Stricter gun control will almost certainly be the result of the shooting, at least in some municipalities. At least for awhile. But expecting that stricter gun control to make us safer is delusional thinking; something that has never worked in the past is unlikely to work in the future.


Comments
on Apr 20, 2007
It's easy for me to say this because no one I care about has been the victim of gun violence, but in all honesty, these types of things are going to happen from time to time.

It's still a tragedy, but I don't think we can completely eliminate all violence and keep the ones we love completely sheltered and safe.

I don't own a gun and don't want one. Some the gun nuts I encounter worry me. I don't think we should do away with gun ownership, but I don't think people with children in their home are always wise to have guns in the home.

on Apr 20, 2007

Excellent points raised, and insightful comments above by T.W.

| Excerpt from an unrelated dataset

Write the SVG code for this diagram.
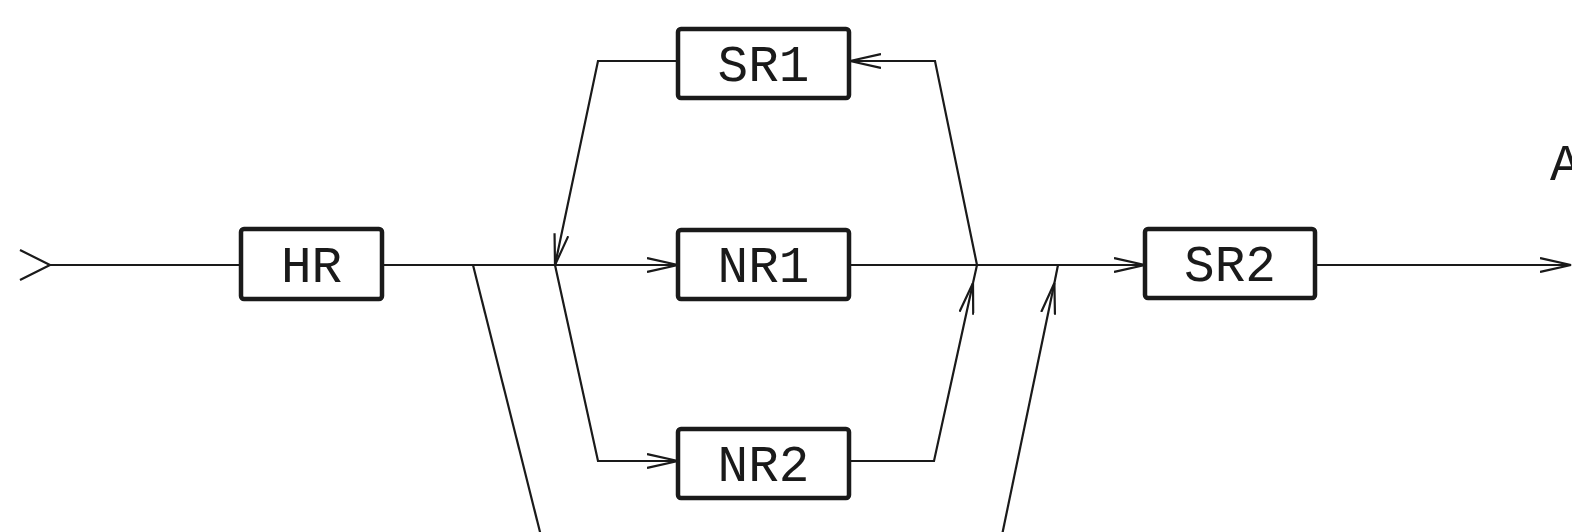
<svg xmlns="http://www.w3.org/2000/svg" width="1572" height="532" viewBox="0 0 1572 532">
<style>
.box{fill:#fff;stroke:#1a1a1a;stroke-width:4.5}
.lbl{font-family:"Liberation Mono","DejaVu Sans Mono",monospace;font-size:51px;fill:#1a1a1a;text-anchor:middle}
.ln{fill:none;stroke:#1a1a1a;stroke-width:2.2;stroke-linejoin:miter}
</style>
<defs>
<marker id="ah" markerUnits="userSpaceOnUse" viewBox="0 0 32 16" refX="31" refY="8" markerWidth="32" markerHeight="16" orient="auto">
<path d="M0,1 L31,8 L0,15" fill="none" stroke="#1a1a1a" stroke-width="2.2"/>
</marker>
</defs>
<rect width="1572" height="532" fill="#fff"/>
<g id="connectors">
<path class="ln" d="M20,250 L50,265 L20,280"/>
<path class="ln" d="M50,265 L241,265"/>
<path class="ln" d="M382,265 L678,265" marker-end="url(#ah)"/>
<path class="ln" d="M849,265 L1145,265" marker-end="url(#ah)"/>
<path class="ln" d="M1315,265 L1571,265" marker-end="url(#ah)"/>
<path class="ln" d="M678,61 L598,61 L555,265" marker-end="url(#ah)"/>
<path class="ln" d="M555,265 L598,461 L678,461" marker-end="url(#ah)"/>
<path class="ln" d="M849,461 L934,461 L973,283" marker-end="url(#ah)"/>
<path class="ln" d="M973,283 L977,265 L935,61 L850,61" marker-end="url(#ah)"/>
<path class="ln" d="M473,265 L542,540"/>
<path class="ln" d="M1001,540 L1054.4,283" marker-end="url(#ah)"/>
<path class="ln" d="M1054.4,283 L1058,265"/>
</g>
<g id="HR"><rect class="box" x="241" y="229" width="141" height="70" rx="3"/><text class="lbl" x="311.5" y="282">HR</text></g>
<g id="SR1"><rect class="box" x="678" y="29" width="171" height="69" rx="3"/><text class="lbl" x="763.5" y="81">SR1</text></g>
<g id="NR1"><rect class="box" x="678" y="230" width="171" height="69" rx="3"/><text class="lbl" x="763.5" y="282">NR1</text></g>
<g id="NR2"><rect class="box" x="678" y="429" width="171" height="69" rx="3"/><text class="lbl" x="763.5" y="481">NR2</text></g>
<g id="SR2"><rect class="box" x="1145" y="229" width="170" height="69" rx="3"/><text class="lbl" x="1230" y="281">SR2</text></g>
<g id="A"><text class="lbl" x="1550" y="180" style="text-anchor:start">A</text></g>
</svg>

I posted some thoughts about the rantings (on radio) by on particular individual who was decrying the state of gun control and how the Va Tech shooter was able to get weapons *legally*   Except, as it turns out later the folks like myself (and others) that originally said he, like most criminals, probably got the guns illegally were more correct than Mr. Tony, ooops, I mean that radio show ranter, cares to admit now.

The Va. Tech shooter shouldn't have been able to get guns but did.  Because of technicalities within the gun control laws, and because of privacy concerns (or perhaps funding to help get the information into the databases) over the shooters mental health issues, the databases that should have been populated with information regarding the shooter's mental health weren't populated.

Either way the answer isn't that we need more gun control laws as much as perhaps we need to do the same things to prevent Va Tech type tragedies as we need to do to help combat terrorism in this country.  We need to use laws like the Patriot Act to help protect us and allow the government to do the job of protecting us that we expect.  We also need to use existing gun laws (such as the Brady law) to help protect us and in so doing we need to be sure that the *bad* information about persons that could potentially misuse weapons if allowed to have them does get into the necessary databases and is properly cross-checked, flagged, etc.

We continue to be too concerned about personal privacy rights in areas that lead to these failures to protect the majority.  Instead we worry so incessantly about the rights of people that should be losing a lot of those rights thanks to their actions, and thanks to their mental health.

on Apr 21, 2007
Good points Gid. Yes, this week the victims were at school. But as we know all too well, they are not always at school.  Hiding children in your house is not the answer, and may not make a difference.